Bridging, recollecting, redefining, and delivering my being to others through words and deeds.
Saturday, August 15, 2015
Birds of a Feather stick ToGetHer
Yesterday I did a meditative weeding walk around my front yard. I'd started by mowing the back lawn, then coming to the front to return the mower to the garage and noticed all the weeds between the bricks on stairway to the front door and thought, I should make that look more welcoming.
I commenced to weed the bricks and hard brush off the accumulated sand and salt that had been sitting since the spring thaw. Then I noticed the ivy that was overrunning the edges of the walkway and started to creep up behind the house shingles. I trimmed along the stairs, walkway and up the concrete foundation until just below where it met the house frame. The whole time I wasn't thinking very much. I was simply receiving what ever was before me. Weeds, vines, salt and sand. Just moving and meditating like a monk in a pebble garden with a rake.
After I'd cleared all the debris I created, I turned my eyes to the flower beds. Weeds and deadheads everywhere. Found a pair of sharp scissors and deadhead all that needed it. The butterfly bush especially, which was alternately covered in bumble bees, butterflies ( more kinds than I can name) and humming bird moths (two varieties this year). The fragrance of the flowers put me into a deeper level of non-thinking and just being. When I finished the house side of the driveway, I crossed over to the far bed of flowers that abuts the full length of the driveway.
It was covered with the pine needles from the giants that stand above it and some of their fallen branches from the windstorm two weeks ago. The weeds were minimal, I guess they don't like pine pitch. So I started to collected the other fallen branches and twigs in the yard between the bed and the woods.
Halfway down the hill I found the first feather - a long striped blue jay tail feather. I stood up and looked around and thought one word: blue. I then noticed two more small blue jay flight feathers several yards away, toward the sidewalk. I stood up again and thought: blue. Over the course of the next 15 minutes and perhaps covering a 15'x25' piece of land, I had collected 37 feathers. They weren't all obvious. The rain, needles, mud, dust, mulch and so on had darkened and hidden them. But they were all there for the finding.
Why, you might ask, did I collect all these feathers? Why do some people collect beach glass or heart-shaped rocks from distance shores? We just do. I've collected natural objects as totems since I was a kid. I know many native cultures assign memories to objects, the Hawaiians to shells to remember various rights of passage.
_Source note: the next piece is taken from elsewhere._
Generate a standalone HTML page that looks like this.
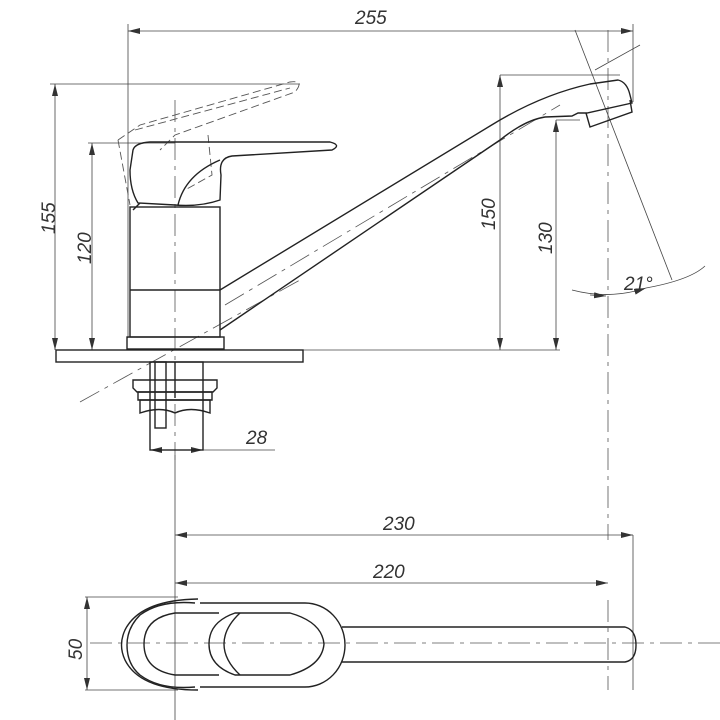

The blue jay feather, however, took on a new significance for me the weekend I decided to divorce my wasband three years ago. For six months I'd tried to be intimate with him: emotionally, physically, spiritually, intellectually and sexually. Nothing. Nada. Zilch. When for the 7th time in as many months, I asked are we ever going to be intimate again, instead of his stock answer, "of course", he finally spoke the truth, "I don't now." I knew that was as much of a reality as he could bare witness to at the time. When I said I wanted a divorce, in the next breath he asked if we could "have an open marriage." I now realize he'd been telling himself that was what he already was living. I was not.
In that instant, I knew my marriage was over. We'd been talking in sunroom and the dog had been growing impatient for a walk. I turned to the wasband and said, "tomorrow you're going on the dog walk with me and we'll talk this out." At that moment I went on the dog walk alone. I remember the light filtering through the trees and knowing deep in my bones as I asked the question, "when do you know your marriage is over", that it was NOW. I wasn't shaking. I was at peace.
The next day we did go for the two mile dog walk I do every Sunday. The last time he'd accompanied me was on Mother's Day when the whole family came as one and we found lady slippers blooming all over the top of Great Hill. But this day was temperate, windless and clear. After not being able to get him to speak to me about anything meaningful for over a year, and only having necessary parental conversations, he was spewing at the mouth. These are the words I remember: Lone Wolf, Not Domestic, Urban, Loner, Not Worthy, Life is Short, After My Father's Death, Not Built for This.....
As we walked along the trail I'd found three perfectly formed blue jay tail feathers. He was not done with his torrent of tidy tacking points, so we proceeded to walk the trail again. About a third of the way round, I found a fourth blue jay feather. A flight feather that should have been longer than the other three I was holding, but it'd broken in the middle and was bent, damaged.
He saw me pick it up. He knew how I was about signs and symbols coming from nature and my dreams. He knew it was the fourth feather. He knew it was broken. He knew it didn't belong with the rest, even though I would usually says something like "birds of a feather stick together" around now. So he said, "Don't make too much of that." It was too late. I already had and the feathers message would later prove to be true....which is why he protested too much.
So finding the collection of flight and tail feathers from a blue jay yesterday was a reminder of how much has changed since three summers ago. I'm much more at peace. I've weeded out the bits that didn't allow my children to grow strong and fearless. I'm getting ready to start entertaining again, and now my walkway is welcoming once more!